Following is the syntax for using the escape() function of glob module inside a Python program:

escape(pathname)  

The escape() should be used with either glob() or iglob() function so that we can print the list of file names in the output as a result. Now, let's use this escape() function in an example program so that we can understand its implementation and function in a better way.

Example 3: Look at the following Python program with the implementation of escape() function:

# Import glob module in the program 
import glob as gb 
# Initialize a variable 
charSeq = "-_#" 
print("Following is the list of filenames that match the special character sequence of escape function: "
# Using nested for loop to get the filenames 
for splChar in charSeq: 
    # Pathname for the glob() function 
    escSet = "*" + gb.escape(splChar) + "*" + ".py" 
    # Printing list of filenames with glob() function 
    for py in (gb.glob(escSet)):  
        print(py)   

Output:

Following is the list of filenames that match the special character sequence of escape function:
code-3.py
code-4.py
code_5.py
code_6.py
code#1.py
code#2.py

write your code here: Coding Playground

Explanation:

We have first defined a character sequence for the escape() sequence so that the escape() function will collect all the file names having that special character sequence in it.

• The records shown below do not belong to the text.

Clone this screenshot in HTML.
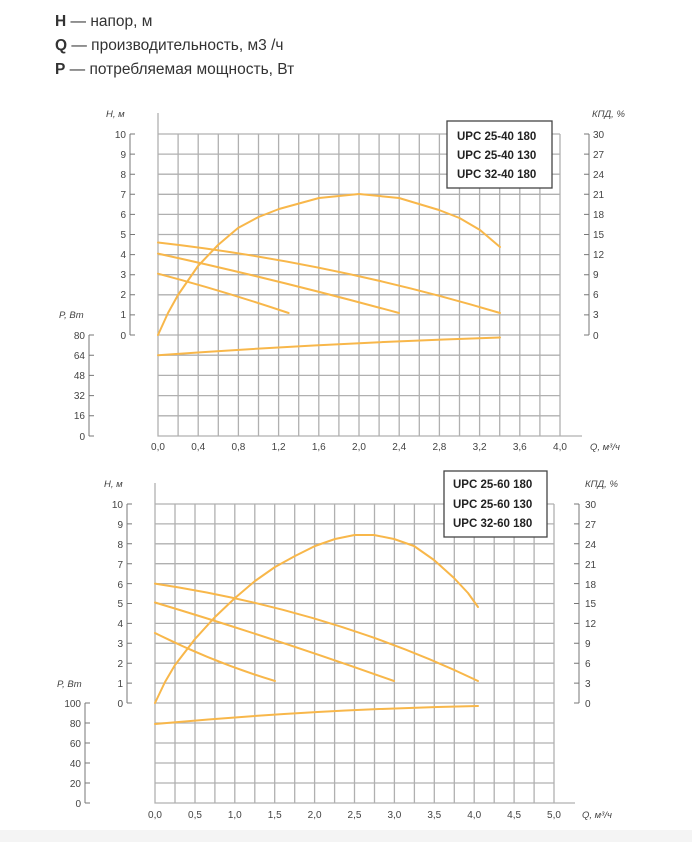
<!DOCTYPE html>
<html><head><meta charset="utf-8"><style>
body{margin:0;background:#fff;width:692px;height:842px;overflow:hidden;font-family:"Liberation Sans",sans-serif}
svg text{font-family:"Liberation Sans",sans-serif}
</style></head><body>
<svg width="692" height="842" viewBox="0 0 692 842" xmlns="http://www.w3.org/2000/svg">
<g font-size="15.5" fill="#333">
<text x="55" y="26"><tspan font-weight="bold">H</tspan> — напор, м</text>
<text x="55" y="50"><tspan font-weight="bold">Q</tspan> — производительность, м3 /ч</text>
<text x="55" y="74"><tspan font-weight="bold">P</tspan> — потребляемая мощность, Вт</text>
</g>

<!-- CHART 1 -->
<g stroke="#b0b0b0" stroke-width="1.3" fill="none">
<path d="M158,134H560M158,154.1H560M158,174.2H560M158,194.3H560M158,214.4H560M158,234.5H560M158,254.6H560M158,274.7H560M158,294.8H560M158,314.9H560M158,335H560M158,355.2H560M158,375.4H560M158,395.6H560M158,415.8H560"/>
<path d="M178.1,134V436M198.2,134V436M218.3,134V436M238.4,134V436M258.5,134V436M278.6,134V436M298.7,134V436M318.8,134V436M338.9,134V436M359,134V436M379.1,134V436M399.2,134V436M419.3,134V436M439.4,134V436M459.5,134V436M479.6,134V436M499.7,134V436M519.8,134V436M539.9,134V436M560,134V436"/>
<path d="M158,113V436H582"/>
</g>
<g stroke="#777" stroke-width="1" fill="none">
<path d="M130,134V335M130,134h5M130,154.1h5M130,174.2h5M130,194.3h5M130,214.4h5M130,234.5h5M130,254.6h5M130,274.7h5M130,294.8h5M130,314.9h5M130,335h5"/>
<path d="M89,335V436M89,335h5M89,355.2h5M89,375.4h5M89,395.6h5M89,415.8h5M89,436h5"/>
<path d="M589,134V335M589,134h-5M589,154.1h-5M589,174.2h-5M589,194.3h-5M589,214.4h-5M589,234.5h-5M589,254.6h-5M589,274.7h-5M589,294.8h-5M589,314.9h-5M589,335h-5"/>
</g>
<g font-size="10" fill="#444" text-anchor="end">
<text x="126" y="138">10</text><text x="126" y="158">9</text><text x="126" y="178">8</text><text x="126" y="198">7</text><text x="126" y="218">6</text><text x="126" y="238">5</text><text x="126" y="258">4</text><text x="126" y="278">3</text><text x="126" y="298">2</text><text x="126" y="318">1</text><text x="126" y="339">0</text>
<text x="85" y="339">80</text><text x="85" y="359">64</text><text x="85" y="379">48</text><text x="85" y="399">32</text><text x="85" y="419">16</text><text x="85" y="440">0</text>
</g>
<g font-size="10" fill="#444">
<text x="593" y="138">30</text><text x="593" y="158">27</text><text x="593" y="178">24</text><text x="593" y="198">21</text><text x="593" y="218">18</text><text x="593" y="238">15</text><text x="593" y="258">12</text><text x="593" y="278">9</text><text x="593" y="298">6</text><text x="593" y="318">3</text><text x="593" y="339">0</text>
</g>
<g font-size="10" fill="#444" text-anchor="middle">
<text x="158" y="450">0,0</text><text x="198.2" y="450">0,4</text><text x="238.4" y="450">0,8</text><text x="278.6" y="450">1,2</text><text x="318.8" y="450">1,6</text><text x="359" y="450">2,0</text><text x="399.2" y="450">2,4</text><text x="439.4" y="450">2,8</text><text x="479.6" y="450">3,2</text><text x="519.8" y="450">3,6</text><text x="560" y="450">4,0</text>
</g>
<g font-size="9.5" fill="#444" font-style="italic">
<text x="106" y="117">H, м</text><text x="59" y="318">P, Вт</text><text x="592" y="117">КПД, %</text><text x="590" y="450">Q, м³/ч</text>
</g>
<g stroke="#f8b74a" stroke-width="2" fill="none" stroke-linejoin="round" stroke-linecap="round">
<polyline points="158,335 168,313 178,295 198,266 218,245 238,228 258.5,217 279,209 319,198 359,194 399,198 439,210 459.5,218 480,230 500,247"/>
<path d="M158,242.5Q330,262 500,313"/>
<path d="M158,253.6Q270,278 399,313"/>
<path d="M158,273.7Q220,290 288.6,313"/>
<path d="M158,355.2Q330,343 500,337.5"/>
</g>
<rect x="447" y="121" width="105" height="67" fill="#fff" stroke="#444" stroke-width="1.3"/>
<g font-size="11.5" font-weight="bold" fill="#222">
<text x="457" y="140">UPC 25-40 180</text><text x="457" y="159">UPC 25-40 130</text><text x="457" y="178">UPC 32-40 180</text>
</g>

<!-- CHART 2 -->
<g stroke="#b0b0b0" stroke-width="1.3" fill="none">
<path d="M155,504H554M155,523.9H554M155,543.8H554M155,563.7H554M155,583.6H554M155,603.5H554M155,623.4H554M155,643.3H554M155,663.2H554M155,683.1H554M155,703H554M155,723H554M155,743H554M155,763H554M155,783H554"/>
<path d="M175,504V803M195,504V803M214.9,504V803M234.8,504V803M254.8,504V803M274.7,504V803M294.7,504V803M314.6,504V803M334.6,504V803M354.5,504V803M374.5,504V803M394.4,504V803M414.4,504V803M434.3,504V803M454.3,504V803M474.2,504V803M494.2,504V803M514.1,504V803M534.1,504V803M554,504V803"/>
<path d="M155,483V803H575"/>
</g>
<g stroke="#777" stroke-width="1" fill="none">
<path d="M127,504V703M127,504h5M127,523.9h5M127,543.8h5M127,563.7h5M127,583.6h5M127,603.5h5M127,623.4h5M127,643.3h5M127,663.2h5M127,683.1h5M127,703h5"/>
<path d="M85,703V803M85,703h5M85,723h5M85,743h5M85,763h5M85,783h5M85,803h5"/>
<path d="M579,504V703M579,504h-5M579,523.9h-5M579,543.8h-5M579,563.7h-5M579,583.6h-5M579,603.5h-5M579,623.4h-5M579,643.3h-5M579,663.2h-5M579,683.1h-5M579,703h-5"/>
</g>
<g font-size="10" fill="#444" text-anchor="end">
<text x="123" y="508">10</text><text x="123" y="528">9</text><text x="123" y="548">8</text><text x="123" y="568">7</text><text x="123" y="588">6</text><text x="123" y="607">5</text><text x="123" y="627">4</text><text x="123" y="647">3</text><text x="123" y="667">2</text><text x="123" y="687">1</text><text x="123" y="707">0</text>
<text x="81" y="707">100</text><text x="81" y="727">80</text><text x="81" y="747">60</text><text x="81" y="767">40</text><text x="81" y="787">20</text><text x="81" y="807">0</text>
</g>
<g font-size="10" fill="#444">
<text x="585" y="508">30</text><text x="585" y="528">27</text><text x="585" y="548">24</text><text x="585" y="568">21</text><text x="585" y="588">18</text><text x="585" y="607">15</text><text x="585" y="627">12</text><text x="585" y="647">9</text><text x="585" y="667">6</text><text x="585" y="687">3</text><text x="585" y="707">0</text>
</g>
<g font-size="10" fill="#444" text-anchor="middle">
<text x="155" y="818">0,0</text><text x="195" y="818">0,5</text><text x="234.8" y="818">1,0</text><text x="274.7" y="818">1,5</text><text x="314.6" y="818">2,0</text><text x="354.5" y="818">2,5</text><text x="394.4" y="818">3,0</text><text x="434.3" y="818">3,5</text><text x="474.2" y="818">4,0</text><text x="514.1" y="818">4,5</text><text x="554" y="818">5,0</text>
</g>
<g font-size="9.5" fill="#444" font-style="italic">
<text x="104" y="487">H, м</text><text x="57" y="687">P, Вт</text><text x="585" y="487">КПД, %</text><text x="582" y="818">Q, м³/ч</text>
</g>
<g stroke="#f8b74a" stroke-width="2" fill="none" stroke-linejoin="round" stroke-linecap="round">
<polyline points="155,703 165,682 175,665 195,639 215,617 235,598 255,581 275,567 295,556 315,546 335,539 354.5,535 374,535 394,539 414,546 434,560 454,578 468,593 478,607"/>
<path d="M155,583.6Q330,610 478,681"/>
<path d="M155,602.5Q270,637 394,681"/>
<path d="M155,633Q215,663 275,681"/>
<path d="M155,724Q320,709 478,706"/>
</g>
<rect x="444" y="471" width="103" height="66" fill="#fff" stroke="#444" stroke-width="1.3"/>
<g font-size="11.5" font-weight="bold" fill="#222">
<text x="453" y="488">UPC 25-60 180</text><text x="453" y="508">UPC 25-60 130</text><text x="453" y="527">UPC 32-60 180</text>
</g>
<rect x="0" y="830" width="692" height="12" fill="#f4f4f4"/>
</svg>
</body></html>
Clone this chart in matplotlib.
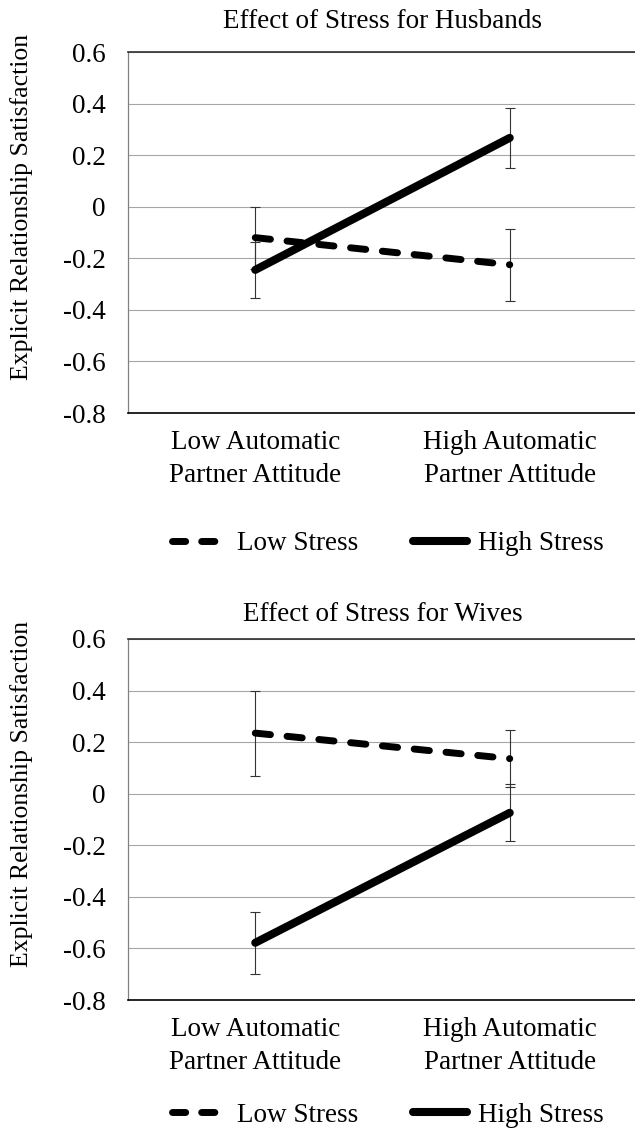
import matplotlib
matplotlib.use("Agg")
import matplotlib.pyplot as plt
from matplotlib.lines import Line2D

plt.rcParams['font.family'] = ['Liberation Serif', 'DejaVu Serif']

categories = ["Low Automatic\nPartner Attitude", "High Automatic\nPartner Attitude"]
series_names = ["Low Stress", "High Stress"]
yticks = [0.6, 0.4, 0.2, 0, -0.2, -0.4, -0.6, -0.8]
ytick_labels = ["0.6", "0.4", "0.2", "0", "-0.2", "-0.4", "-0.6", "-0.8"]

husb_low = [-0.12, -0.225]
husb_low_err = [0.12, 0.14]
husb_high = [-0.245, 0.267]
husb_high_err = [0.11, 0.115]

wives_low = [0.235, 0.136]
wives_low_err = [0.165, 0.11]
wives_high = [-0.578, -0.074]
wives_high_err = [0.12, 0.11]

titles = ["Effect of Stress for Husbands", "Effect of Stress for Wives"]
ylabel = "Explicit Relationship Satisfaction"

FS = 19.5
W, H = 635, 1130
fig = plt.figure(figsize=(W / 100, H / 100), dpi=100)

panels = [
    (titles[0], husb_low, husb_low_err, husb_high, husb_high_err, 413, 17, 544),
    (titles[1], wives_low, wives_low_err, wives_high, wives_high_err, 1000, 13, 1115),
]

xs = [1, 2]
for title, lo, lo_e, hi, hi_e, bot_px, tpad, leg_px in panels:
    top_px = bot_px - 361
    ax = fig.add_axes([128 / W, 1 - bot_px / H, 509 / W, 361 / H])
    ax.set_xlim(0.5, 2.5)
    ax.set_ylim(-0.8, 0.6)
    ax.set_yticks(yticks)
    ax.set_yticklabels(ytick_labels)
    ax.set_xticks(xs)
    ax.set_xticklabels(categories, linespacing=1.45)
    ax.tick_params(axis='both', length=0, labelsize=FS)
    ax.tick_params(axis='y', pad=16)
    ax.tick_params(axis='x', pad=12)
    ax.grid(axis='y', color='#a6a6a6', lw=0.8)
    ax.set_axisbelow(True)
    ax.spines['right'].set_visible(False)
    ax.spines['top'].set_color('#303030')
    ax.spines['top'].set_linewidth(1.2)
    ax.spines['left'].set_color('#808080')
    ax.spines['left'].set_linewidth(0.9)
    ax.spines['bottom'].set_color('black')
    ax.spines['bottom'].set_linewidth(1.2)

    ax.errorbar(xs, lo, yerr=lo_e, fmt='none', ecolor='#333333', elinewidth=0.8,
                capsize=3.4, capthick=0.8, zorder=3)
    ax.errorbar(xs, hi, yerr=hi_e, fmt='none', ecolor='#333333', elinewidth=0.8,
                capsize=3.4, capthick=0.8, zorder=3)
    ax.plot(xs, lo, color='black', lw=5, ls=(0, (2.2, 2.4)),
            dash_capstyle='round', solid_capstyle='round', zorder=4)
    ax.plot(xs, hi, color='black', lw=5.8, solid_capstyle='round', zorder=4)

    ax.set_title(title, fontsize=FS, pad=tpad)
    fig.text(22 / W, 1 - (top_px + 155) / H, ylabel, rotation=90,
             fontsize=18.5, ha='center', va='center')

    handles = [
        Line2D([], [], color='black', lw=5, ls=(0, (1.9, 2.3)), dash_capstyle='round'),
        Line2D([], [], color='black', lw=5.8, solid_capstyle='round'),
    ]
    ax.legend(handles, series_names, loc='center',
              bbox_to_anchor=(388 / W, 1 - leg_px / H),
              bbox_transform=fig.transFigure, ncol=2, frameon=False,
              fontsize=FS, handlelength=2.0, handletextpad=0.4, columnspacing=2.0,
              borderpad=0, borderaxespad=0)

fig.savefig("out.png", dpi=100)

We have used a nested for loop such that first, we have created a pathname for the glob() function from the escape() function. And after that, we have used the pathname in glob() function to print the list of filenames matching the special character sequence defined earlier.

As we can see in the output, we have all the filenames with special character sequences in their names which we defined in the program.

Conclusion

So, as we have used the functions of glob modules, i.e., glob(), escape() and iglob() function, we can now easily understand the functionality of the glob module and its functions. With this, we can also depict that how the glob module is very helpful in performsing the filename pattern matching task and how we can get the list of all the files that are following a specific pattern.